**GIVEN PROBLEM:** In the listing that follows, retype every line from the first through the one containing "BETA10 = list(range(0, 361, 10))". Pictures are to be left out.

------------------------------------------------

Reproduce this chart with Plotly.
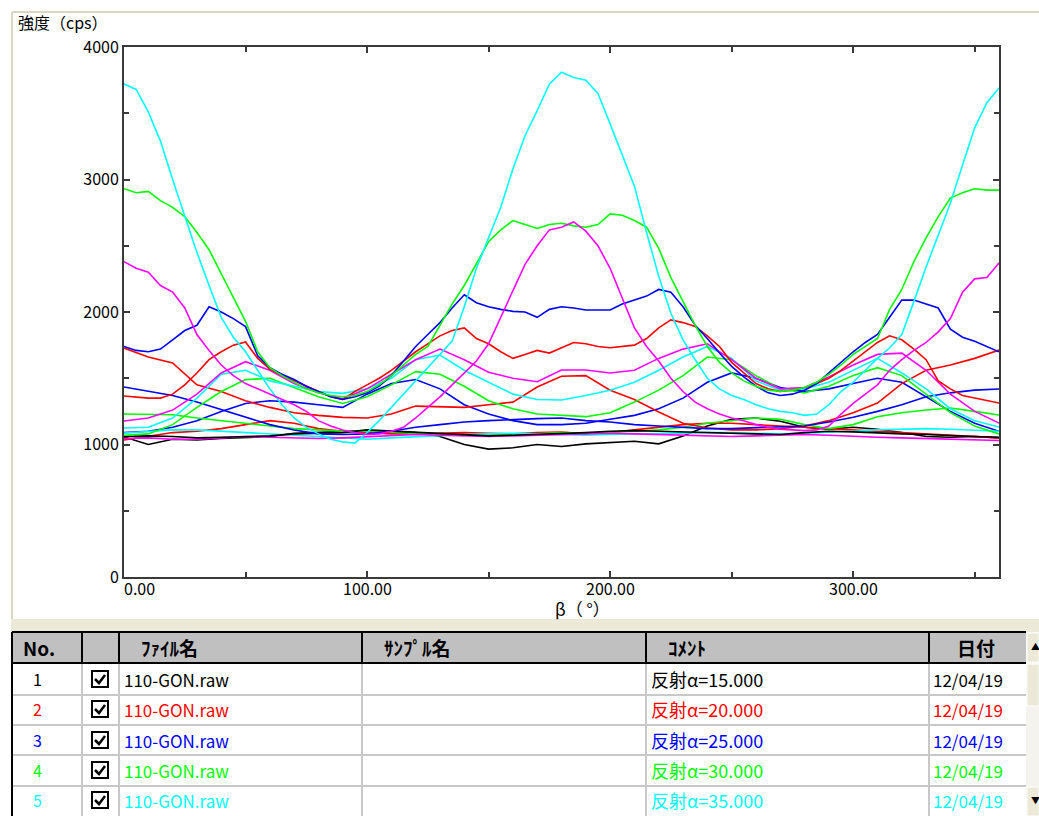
import plotly.graph_objects as go

W, H = 1039, 816
L, R, T, B = 124, 999, 47, 577  # plot area pixel bounds


def px(x):
    return (x - L) / (R - L)


def py(y):
    return (B - y) / (B - T)


BETA5 = list(range(0, 361, 5))
BETA10 = list(range(0, 361, 10))

C1 = [3720, 3680, 3510, 3290, 3000, 2720, 2450, 2200, 1960, 1810, 1700, 1560, 1420, 1300, 1200,
      1130, 1080, 1040, 1020, 1010, 1090, 1180, 1280, 1380, 1480, 1580, 1680, 1780, 2040, 2330,
      2560, 2790, 3080, 3330, 3520, 3720, 3810, 3770, 3750, 3650, 3420, 3190, 2950, 2600, 2270,
      1990, 1790, 1640, 1500, 1420, 1370, 1340, 1300, 1270, 1250, 1240, 1220, 1230, 1300, 1400,
      1470, 1560, 1650, 1730, 1830, 2080, 2340, 2580, 2820, 3110, 3390, 3580, 3690]
G1 = [2930, 2900, 2910, 2840, 2790, 2720, 2600, 2470, 2290, 2110, 1930, 1700, 1580, 1520, 1470,
      1420, 1390, 1370, 1360, 1370, 1400, 1450, 1520, 1600, 1680, 1740, 1900, 2060, 2200, 2370,
      2530, 2620, 2690, 2660, 2630, 2660, 2670, 2650, 2640, 2660, 2740, 2730, 2690, 2640, 2480,
      2260, 2080, 1900, 1740, 1620, 1540, 1480, 1440, 1410, 1400, 1410, 1430, 1470, 1530, 1600,
      1680, 1740, 1800, 2020, 2170, 2380, 2560, 2720, 2860, 2900, 2930, 2920, 2920]
M1 = [2380, 2330, 2300, 2200, 2150, 2030, 1830, 1710, 1600, 1520, 1460, 1420, 1380, 1340, 1300,
      1250, 1180, 1140, 1110, 1090, 1075, 1080, 1100, 1130, 1200, 1280, 1360, 1450, 1540, 1630,
      1760, 1960, 2160, 2360, 2500, 2620, 2640, 2680, 2610, 2500, 2330, 2100, 1880, 1740, 1630,
      1500, 1400, 1320, 1270, 1230, 1200, 1180, 1150, 1130, 1115, 1110, 1105, 1110, 1140, 1230,
      1310, 1380, 1450, 1560, 1640, 1710, 1770, 1850, 1950, 2150, 2250, 2260, 2370]
B1 = [1740, 1710, 1700, 1720, 1790, 1860, 1900, 2040, 2000, 1950, 1890, 1670, 1580, 1530, 1490,
      1440, 1400, 1360, 1340, 1360, 1390, 1440, 1520, 1630, 1740, 1830, 1920, 2030, 2130, 2070,
      2040, 2020, 2005, 2000, 1960, 2020, 2040, 2030, 2015, 2015, 2015, 2060, 2090, 2120, 2170,
      2150, 2040, 1900, 1800, 1690, 1590, 1510, 1440, 1390, 1370, 1380, 1410, 1460, 1540, 1620,
      1700, 1770, 1830, 1960, 2090, 2090, 2060, 2030, 1870, 1810, 1780, 1740, 1700]
R1 = [1366, 1360, 1350, 1350, 1380, 1450, 1540, 1640, 1700, 1750, 1774, 1650, 1570, 1520, 1480,
      1440, 1400, 1360, 1340, 1400, 1450, 1500, 1560, 1630, 1700, 1760, 1820, 1860, 1880, 1800,
      1760, 1700, 1650, 1680, 1710, 1690, 1730, 1770, 1760, 1740, 1730, 1740, 1750, 1800, 1880,
      1940, 1920, 1890, 1820, 1740, 1620, 1540, 1460, 1420, 1400, 1410, 1430, 1460, 1500, 1560,
      1630, 1700, 1770, 1820, 1790, 1720, 1640, 1480, 1420, 1370, 1350, 1330, 1313]

R2 = [1728, 1660, 1615, 1450, 1400, 1330, 1280, 1240, 1220, 1205, 1200, 1230, 1290, 1285, 1280,
      1300, 1320, 1434, 1515, 1520, 1410, 1340, 1245, 1160, 1125, 1110, 1110, 1120, 1140, 1180,
      1240, 1313, 1460, 1560, 1600, 1650, 1713]
B2 = [1434, 1400, 1370, 1320, 1265, 1205, 1150, 1110, 1080, 1075, 1080, 1100, 1130, 1150, 1170,
      1180, 1190, 1195, 1200, 1180, 1170, 1150, 1140, 1130, 1120, 1120, 1125, 1130, 1140, 1170,
      1205, 1250, 1300, 1360, 1390, 1410, 1419]
B3 = [1090, 1100, 1130, 1180, 1250, 1310, 1330, 1320, 1300, 1280, 1380, 1460, 1490, 1420, 1300,
      1230, 1180, 1150, 1150, 1160, 1190, 1220, 1270, 1350, 1470, 1540, 1500, 1430, 1400, 1420,
      1460, 1500, 1470, 1360, 1250, 1160, 1100]
G2 = [1070, 1080, 1150, 1280, 1400, 1490, 1500, 1430, 1360, 1310, 1360, 1450, 1550, 1530, 1440,
      1330, 1270, 1230, 1220, 1210, 1240, 1320, 1410, 1520, 1660, 1640, 1520, 1420, 1390, 1440,
      1520, 1580, 1520, 1380, 1240, 1140, 1080]
G3 = [1230, 1230, 1225, 1200, 1180, 1160, 1140, 1120, 1110, 1100, 1100, 1090, 1080, 1075, 1070,
      1070, 1075, 1080, 1090, 1085, 1090, 1100, 1110, 1130, 1160, 1180, 1200, 1190, 1150, 1120,
      1150, 1210, 1240, 1260, 1275, 1250, 1223]
C2 = [1124, 1130, 1200, 1350, 1530, 1560, 1480, 1440, 1400, 1386, 1420, 1500, 1640, 1675, 1560,
      1470, 1380, 1340, 1336, 1370, 1410, 1470, 1560, 1660, 1740, 1650, 1480, 1410, 1420, 1470,
      1560, 1650, 1540, 1420, 1270, 1180, 1132]
M2 = [1177, 1200, 1260, 1380, 1540, 1625, 1560, 1460, 1390, 1345, 1420, 1530, 1640, 1720, 1640,
      1545, 1500, 1474, 1562, 1562, 1540, 1560, 1650, 1720, 1760, 1640, 1500, 1420, 1430, 1510,
      1600, 1680, 1690, 1560, 1380, 1250, 1162]
C3 = [1087, 1100, 1110, 1110, 1100, 1090, 1080, 1070, 1060, 1050, 1040, 1050, 1060, 1070, 1075,
      1080, 1085, 1080, 1075, 1070, 1075, 1080, 1080, 1085, 1090, 1090, 1085, 1080, 1085, 1090,
      1100, 1110, 1115, 1120, 1115, 1110, 1100]
M3 = [1045, 1050, 1040, 1040, 1050, 1060, 1055, 1050, 1045, 1050, 1060, 1070, 1075, 1070, 1065,
      1060, 1065, 1070, 1072, 1080, 1085, 1080, 1075, 1070, 1065, 1060, 1065, 1070, 1075, 1070,
      1060, 1055, 1050, 1045, 1040, 1035, 1030]
R3 = [1034, 1060, 1090, 1100, 1120, 1150, 1180, 1160, 1120, 1100, 1090, 1080, 1080, 1085, 1090,
      1085, 1080, 1090, 1094, 1080, 1090, 1110, 1130, 1150, 1160, 1160, 1150, 1140, 1130, 1120,
      1110, 1100, 1090, 1080, 1070, 1060, 1050]
K1 = [1057, 1000, 1040, 1034, 1045, 1055, 1060, 1085, 1090, 1095, 1105, 1100, 1090, 1060, 1000,
      965, 975, 1000, 985, 1005, 1015, 1025, 1005, 1065, 1140, 1190, 1200, 1175, 1130, 1115,
      1130, 1115, 1090, 1060, 1055, 1060, 1050]
K2 = [1060, 1065, 1060, 1050, 1055, 1060, 1065, 1080, 1085, 1090, 1110, 1100, 1090, 1080, 1070,
      1065, 1070, 1075, 1080, 1090, 1100, 1105, 1100, 1095, 1090, 1085, 1080, 1075, 1090, 1100,
      1095, 1085, 1080, 1075, 1065, 1060, 1055]

BLACK, RED, BLUE, GREEN, CYAN, MAGENTA = "#000000", "#FF0000", "#0000FF", "#00FF00", "#00FFFF", "#FF00FF"

SERIES = [
    (BETA10, K1, BLACK), (BETA10, R3, RED), (BETA10, B3, BLUE), (BETA10, G3, GREEN),
    (BETA10, C3, CYAN), (BETA10, M3, MAGENTA), (BETA10, K2, BLACK), (BETA10, R2, RED),
    (BETA10, B2, BLUE), (BETA10, G2, GREEN), (BETA10, C2, CYAN), (BETA10, M2, MAGENTA),
    (BETA5, R1, RED), (BETA5, B1, BLUE), (BETA5, G1, GREEN), (BETA5, C1, CYAN), (BETA5, M1, MAGENTA),
]

X_TICKS = [0, 100, 200, 300]
X_TICK_TEXT = ["0.00", "100.00", "200.00", "300.00"]
X_MINOR = [50, 150, 250, 350]
Y_TICKS = [0, 1000, 2000, 3000, 4000]
Y_TICK_TEXT = ["0", "1000", "2000", "3000", "4000"]
Y_MINOR = [500, 1500, 2500, 3500]

TABLE_NO = ["1", "2", "3", "4", "5"]
TABLE_FILE = ["110-GON.raw"] * 5
TABLE_ALPHA = ["15.000", "20.000", "25.000", "30.000", "35.000"]
TABLE_DATE = ["12/04/19"] * 5
TABLE_COLORS = [BLACK, RED, BLUE, GREEN, CYAN]
HEADERS = [("No.", 21), ("ﾌｧｲﾙ名", 139), ("ｻﾝﾌﾟﾙ名", 382), ("ｺﾒﾝﾄ", 666), ("日付", 955)]

FONT = "Noto Sans CJK JP"
AX = "#3a3a3a"

fig = go.Figure()
for xs, ys, col in SERIES:
    fig.add_trace(go.Scatter(x=xs, y=ys, mode="lines", line=dict(color=col, width=1.6),
                             showlegend=False, hoverinfo="skip"))

axis_common = dict(showline=True, linecolor=AX, linewidth=2, mirror="allticks", ticks="inside",
                   ticklen=6, tickwidth=2, tickcolor=AX, showgrid=False, zeroline=False,
                   fixedrange=True)
fig.update_xaxes(range=[0, 360], tickmode="array", tickvals=X_TICKS, showticklabels=False,
                 minor=dict(tickmode="array", tickvals=X_MINOR, ticks="inside", ticklen=5,
                            tickwidth=2, tickcolor=AX), **axis_common)
fig.update_yaxes(range=[0, 4000], tickmode="array", tickvals=Y_TICKS, ticktext=Y_TICK_TEXT,
                 tickfont=dict(family=FONT, size=16, color="#000"),
                 minor=dict(tickmode="array", tickvals=Y_MINOR, ticks="inside", ticklen=5,
                            tickwidth=2, tickcolor=AX), **axis_common)

shapes = []
annots = []


def rect(x0, y0, x1, y1, fill=None, lc=None, lw=0):
    shapes.append(dict(type="rect", xref="paper", yref="paper", x0=px(x0), x1=px(x1),
                       y0=py(y1), y1=py(y0), fillcolor=fill,
                       line=dict(color=lc or "rgba(0,0,0,0)", width=lw), layer="above"))


def seg(x0, y0, x1, y1, col, w):
    shapes.append(dict(type="line", xref="paper", yref="paper", x0=px(x0), x1=px(x1),
                       y0=py(y0), y1=py(y1), line=dict(color=col, width=w), layer="above"))


def text(x, y, s, col="#000", size=17, xa="left", ya="middle", bold=False):
    annots.append(dict(x=px(x), y=py(y), xref="paper", yref="paper", text=(f"<b>{s}</b>" if bold else s),
                       showarrow=False, xanchor=xa, yanchor=ya,
                       font=dict(family=FONT, size=size, color=col)))


# window frame
seg(12, 12, 1039, 12, "#DAD6C4", 2)
seg(12, 12, 12, 620, "#DAD6C4", 2)
rect(11, 619, 1039, 632, fill="#ECE9D8")

# axis tick labels (x) and titles
for v, s in zip(X_TICKS, X_TICK_TEXT):
    annots.append(dict(x=v, y=py(588), xref="x", yref="paper", text=s, showarrow=False,
                       xanchor="left" if v == 0 else "center", yanchor="middle",
                       xshift=-2 if v == 0 else 0,
                       font=dict(family=FONT, size=16, color="#000")))
text(16, 22, "強度（cps）", size=16)
text(582, 608, "β（ °）", size=17, xa="center")

# table
rect(12, 632, 1026, 663, fill="#C0C0C0")
rect(12, 663, 1026, 816, fill="#FFFFFF")
row_lines = [695, 725, 755, 786]
for yv in row_lines:
    seg(13, yv, 1026, yv, "#C8C8C8", 2)
cols = [82, 119, 362, 646, 929]
for xv in cols:
    seg(xv, 663, xv, 816, "#C8C8C8", 2)
    seg(xv, 632, xv, 663, "#000000", 2)
seg(12, 632, 1026, 632, "#000000", 2)
seg(12, 663, 1026, 663, "#000000", 2)
seg(12, 632, 12, 816, "#000000", 2)
for s, xv in HEADERS:
    text(xv, 647, s, size=19, bold=True)

row_c = [679, 709, 740, 770, 800]
for i, yc in enumerate(row_c):
    c = TABLE_COLORS[i]
    text(37, yc, TABLE_NO[i], col=c, size=16, xa="center")
    rect(92, yc - 8, 108, yc + 8, fill="#FFFFFF", lc="#000000", lw=2)
    shapes.append(dict(type="path", xref="paper", yref="paper",
                       path=f"M {px(95)},{py(yc)} L {px(99)},{py(yc + 4)} L {px(105)},{py(yc - 4)}",
                       line=dict(color="#000000", width=2.5), layer="above"))
    text(122, yc, TABLE_FILE[i], col=c, size=17)
    text(649, yc, "反射α=" + TABLE_ALPHA[i], col=c, size=18)
    text(931, yc, TABLE_DATE[i], col=c, size=17)

# scrollbar
rect(1026, 632, 1039, 816, fill="#F4F3EE")
rect(1027, 633, 1039, 662, fill="#ECE9D8", lc="#FFFFFF", lw=1)
text(1035, 646, "▲", size=9, xa="center")
rect(1027, 664, 1039, 706, fill="#ECE9D8", lc="#FFFFFF", lw=1)
rect(1027, 787, 1039, 816, fill="#ECE9D8", lc="#FFFFFF", lw=1)
text(1035, 800, "▼", size=9, xa="center")

fig.update_layout(width=W, height=H, margin=dict(l=L, r=W - R, t=T, b=H - B),
                  paper_bgcolor="#FFFFFF", plot_bgcolor="#FFFFFF",
                  shapes=shapes, annotations=annots, showlegend=False)

fig.write_html("out.html")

------------------------------------------------

**OUTPUT BELOW:**
Reproduce this chart with Plotly.
import plotly.graph_objects as go

W, H = 1039, 816
L, R, T, B = 124, 999, 47, 577  # plot area pixel bounds


def px(x):
    return (x - L) / (R - L)


def py(y):
    return (B - y) / (B - T)


BETA5 = list(range(0, 361, 5))
BETA10 = list(range(0, 361, 10))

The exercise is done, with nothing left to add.